- [INFORMATION SUPPLIED]:
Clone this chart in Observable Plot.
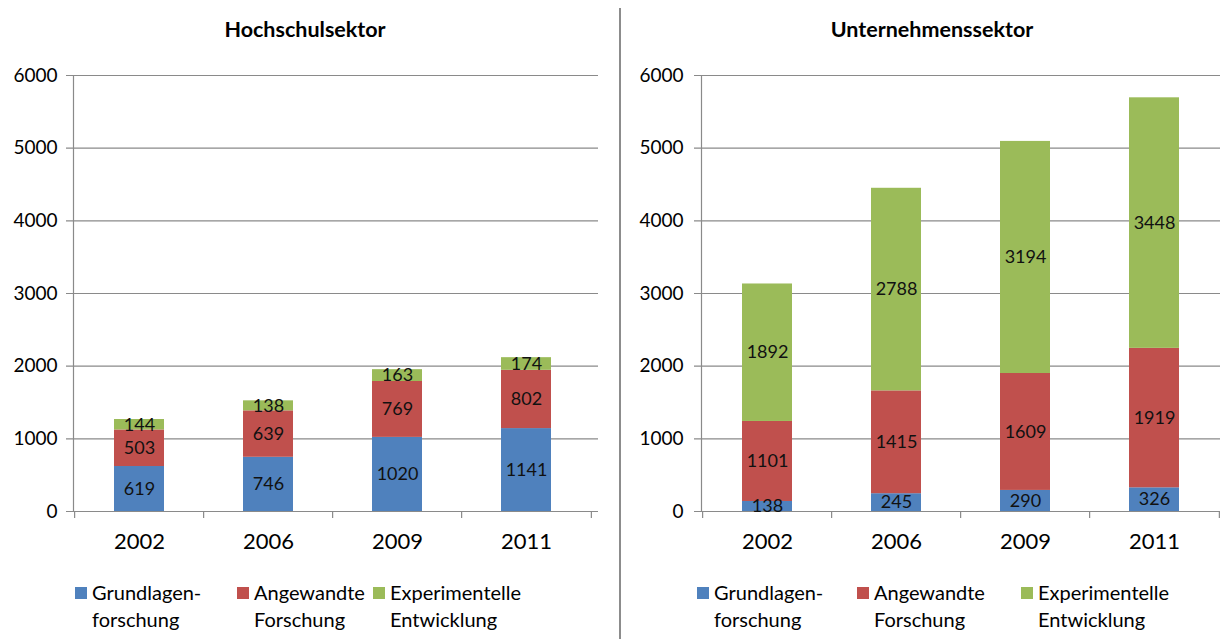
<!DOCTYPE html>
<html>
<head>
<meta charset="utf-8">
<script src="https://cdn.jsdelivr.net/npm/d3@7"></script>
<script src="https://cdn.jsdelivr.net/npm/@observablehq/plot@0.6"></script>
<style>
  body { margin: 0; background: #fff; font-family: Lato, "Open Sans", sans-serif; }
  #wrap { position: relative; width: 1220px; height: 639px; overflow: hidden; background: #fff; }
  .panel { position: absolute; top: 0; }
  .title { position: absolute; top: 16px; font-weight: bold; font-size: 21.5px; color: #000; text-align: center; }
  .divider { position: absolute; left: 619px; top: 8px; width: 2px; height: 640px; background: #8c8c8c; }
  .legend { position: absolute; top: 579px; font-size: 20px; line-height: 27px; color: #000; }
  .item { position: absolute; top: 0; white-space: nowrap; }
  .sw { position: absolute; top: 8px; width: 12px; height: 12px; }
  .lt { position: absolute; left: 17px; top: 0; }
</style>
</head>
<body>
<div id="wrap"></div>
<script>
// ---- data ----
const years = ["2002", "2006", "2009", "2011"];
const categories = ["Grundlagenforschung", "Angewandte Forschung", "Experimentelle Entwicklung"];
const legendLines = [["Grundlagen-", "forschung"], ["Angewandte", "Forschung"], ["Experimentelle", "Entwicklung"]];
const colors = ["#4F81BD", "#C0504D", "#9BBB59"];
const hochGrund = [619, 746, 1020, 1141];
const hochAngew = [503, 639, 769, 802];
const hochExp = [144, 138, 163, 174];
const untGrund = [138, 245, 290, 326];
const untAngew = [1101, 1415, 1609, 1919];
const untExp = [1892, 2788, 3194, 3448];
const yTicks = [0, 1000, 2000, 3000, 4000, 5000, 6000];
const titles = ["Hochschulsektor", "Unternehmenssektor"];

function rowsOf(series) {
  const rows = [];
  years.forEach((yr, i) => {
    series.forEach((s, k) => rows.push({year: yr, cat: categories[k], value: s[i]}));
  });
  return rows;
}

const gridColor = "#8a8a8a";

function makePlot(rows, cfg) {
  const step = (cfg.width - cfg.marginLeft - cfg.marginRight) / years.length;
  return Plot.plot({
    width: cfg.width,
    height: 560,
    marginLeft: cfg.marginLeft,
    marginRight: cfg.marginRight,
    marginTop: 75,
    marginBottom: 49,
    style: {fontFamily: "Lato, 'Open Sans', sans-serif", color: "#000", background: "transparent"},
    x: {domain: years, paddingInner: 0.61, paddingOuter: 0.305},
    y: {domain: [0, 6000]},
    color: {domain: categories, range: colors},
    marks: [
      Plot.ruleY(yTicks, {stroke: gridColor, strokeWidth: 1.2, insetLeft: -7, insetRight: cfg.gridExtend}),
      Plot.barY(rows, {x: "year", y: "value", fill: "cat"}),
      Plot.text(rows, Plot.stackY({x: "year", y: "value", text: d => String(d.value), fontSize: 18, fill: "#111"})),
      Plot.frame({anchor: "left", stroke: gridColor, strokeWidth: 1.2}),
      Plot.ruleX(years, {x: d => d, y1: 0, y2: 0, dx: -step / 2, insetBottom: -7, stroke: gridColor, strokeWidth: 1.2}),
      Plot.ruleX(years.slice(-1), {x: d => d, y1: 0, y2: 0, dx: step / 2, insetBottom: -7, stroke: gridColor, strokeWidth: 1.2}),
      Plot.axisY({ticks: yTicks, tickSize: 0, tickPadding: cfg.tickPad, fontSize: 19, tickFormat: d => String(d), label: null}),
      Plot.axisX({tickSize: 0, tickPadding: 22, fontSize: 22, label: null})
    ]
  });
}

const wrap = document.getElementById("wrap");

const panels = [
  {left: 0, width: 600, marginLeft: 73, marginRight: 8, tickPad: 16, gridExtend: -6, data: [hochGrund, hochAngew, hochExp], titleCenter: 305,
   legendX: [75, 237, 373]},
  {left: 620, width: 600, marginLeft: 81, marginRight: 0, tickPad: 18, gridExtend: 0, data: [untGrund, untAngew, untExp], titleCenter: 932,
   legendX: [697, 857, 1021]}
];

panels.forEach((p, idx) => {
  const div = document.createElement("div");
  div.className = "panel";
  div.style.left = p.left + "px";
  div.appendChild(makePlot(rowsOf(p.data), p));
  wrap.appendChild(div);

  const t = document.createElement("div");
  t.className = "title";
  t.textContent = titles[idx];
  t.style.left = (p.titleCenter - 150) + "px";
  t.style.width = "300px";
  wrap.appendChild(t);

  const lg = document.createElement("div");
  lg.className = "legend";
  lg.style.left = "0px";
  categories.forEach((c, k) => {
    const it = document.createElement("div");
    it.className = "item";
    it.style.left = p.legendX[k] + "px";
    const sw = document.createElement("span");
    sw.className = "sw";
    sw.style.background = colors[k];
    const tx = document.createElement("span");
    tx.className = "lt";
    tx.innerHTML = legendLines[k].join("<br>");
    it.appendChild(sw);
    it.appendChild(tx);
    lg.appendChild(it);
  });
  wrap.appendChild(lg);
});

const dv = document.createElement("div");
dv.className = "divider";
wrap.appendChild(dv);
</script>
</body>
</html>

- [REQUIRED TASK]:
Extract the full listing exactly, with the pictures left out.

- [EXPECTED OUTPUT]:
Clone this chart in Observable Plot.
<!DOCTYPE html>
<html>
<head>
<meta charset="utf-8">
<script src="https://cdn.jsdelivr.net/npm/d3@7"></script>
<script src="https://cdn.jsdelivr.net/npm/@observablehq/plot@0.6"></script>
<style>
  body { margin: 0; background: #fff; font-family: Lato, "Open Sans", sans-serif; }
  #wrap { position: relative; width: 1220px; height: 639px; overflow: hidden; background: #fff; }
  .panel { position: absolute; top: 0; }
  .title { position: absolute; top: 16px; font-weight: bold; font-size: 21.5px; color: #000; text-align: center; }
  .divider { position: absolute; left: 619px; top: 8px; width: 2px; height: 640px; background: #8c8c8c; }
  .legend { position: absolute; top: 579px; font-size: 20px; line-height: 27px; color: #000; }
  .item { position: absolute; top: 0; white-space: nowrap; }
  .sw { position: absolute; top: 8px; width: 12px; height: 12px; }
  .lt { position: absolute; left: 17px; top: 0; }
</style>
</head>
<body>
<div id="wrap"></div>
<script>
// ---- data ----
const years = ["2002", "2006", "2009", "2011"];
const categories = ["Grundlagenforschung", "Angewandte Forschung", "Experimentelle Entwicklung"];
const legendLines = [["Grundlagen-", "forschung"], ["Angewandte", "Forschung"], ["Experimentelle", "Entwicklung"]];
const colors = ["#4F81BD", "#C0504D", "#9BBB59"];
const hochGrund = [619, 746, 1020, 1141];
const hochAngew = [503, 639, 769, 802];
const hochExp = [144, 138, 163, 174];
const untGrund = [138, 245, 290, 326];
const untAngew = [1101, 1415, 1609, 1919];
const untExp = [1892, 2788, 3194, 3448];
const yTicks = [0, 1000, 2000, 3000, 4000, 5000, 6000];
const titles = ["Hochschulsektor", "Unternehmenssektor"];

function rowsOf(series) {
  const rows = [];
  years.forEach((yr, i) => {
    series.forEach((s, k) => rows.push({year: yr, cat: categories[k], value: s[i]}));
  });
  return rows;
}

const gridColor = "#8a8a8a";

function makePlot(rows, cfg) {
  const step = (cfg.width - cfg.marginLeft - cfg.marginRight) / years.length;
  return Plot.plot({
    width: cfg.width,
    height: 560,
    marginLeft: cfg.marginLeft,
    marginRight: cfg.marginRight,
    marginTop: 75,
    marginBottom: 49,
    style: {fontFamily: "Lato, 'Open Sans', sans-serif", color: "#000", background: "transparent"},
    x: {domain: years, paddingInner: 0.61, paddingOuter: 0.305},
    y: {domain: [0, 6000]},
    color: {domain: categories, range: colors},
    marks: [
      Plot.ruleY(yTicks, {stroke: gridColor, strokeWidth: 1.2, insetLeft: -7, insetRight: cfg.gridExtend}),
      Plot.barY(rows, {x: "year", y: "value", fill: "cat"}),
      Plot.text(rows, Plot.stackY({x: "year", y: "value", text: d => String(d.value), fontSize: 18, fill: "#111"})),
      Plot.frame({anchor: "left", stroke: gridColor, strokeWidth: 1.2}),
      Plot.ruleX(years, {x: d => d, y1: 0, y2: 0, dx: -step / 2, insetBottom: -7, stroke: gridColor, strokeWidth: 1.2}),
      Plot.ruleX(years.slice(-1), {x: d => d, y1: 0, y2: 0, dx: step / 2, insetBottom: -7, stroke: gridColor, strokeWidth: 1.2}),
      Plot.axisY({ticks: yTicks, tickSize: 0, tickPadding: cfg.tickPad, fontSize: 19, tickFormat: d => String(d), label: null}),
      Plot.axisX({tickSize: 0, tickPadding: 22, fontSize: 22, label: null})
    ]
  });
}

const wrap = document.getElementById("wrap");

const panels = [
  {left: 0, width: 600, marginLeft: 73, marginRight: 8, tickPad: 16, gridExtend: -6, data: [hochGrund, hochAngew, hochExp], titleCenter: 305,
   legendX: [75, 237, 373]},
  {left: 620, width: 600, marginLeft: 81, marginRight: 0, tickPad: 18, gridExtend: 0, data: [untGrund, untAngew, untExp], titleCenter: 932,
   legendX: [697, 857, 1021]}
];

panels.forEach((p, idx) => {
  const div = document.createElement("div");
  div.className = "panel";
  div.style.left = p.left + "px";
  div.appendChild(makePlot(rowsOf(p.data), p));
  wrap.appendChild(div);

  const t = document.createElement("div");
  t.className = "title";
  t.textContent = titles[idx];
  t.style.left = (p.titleCenter - 150) + "px";
  t.style.width = "300px";
  wrap.appendChild(t);

  const lg = document.createElement("div");
  lg.className = "legend";
  lg.style.left = "0px";
  categories.forEach((c, k) => {
    const it = document.createElement("div");
    it.className = "item";
    it.style.left = p.legendX[k] + "px";
    const sw = document.createElement("span");
    sw.className = "sw";
    sw.style.background = colors[k];
    const tx = document.createElement("span");
    tx.className = "lt";
    tx.innerHTML = legendLines[k].join("<br>");
    it.appendChild(sw);
    it.appendChild(tx);
    lg.appendChild(it);
  });
  wrap.appendChild(lg);
});

const dv = document.createElement("div");
dv.className = "divider";
wrap.appendChild(dv);
</script>
</body>
</html>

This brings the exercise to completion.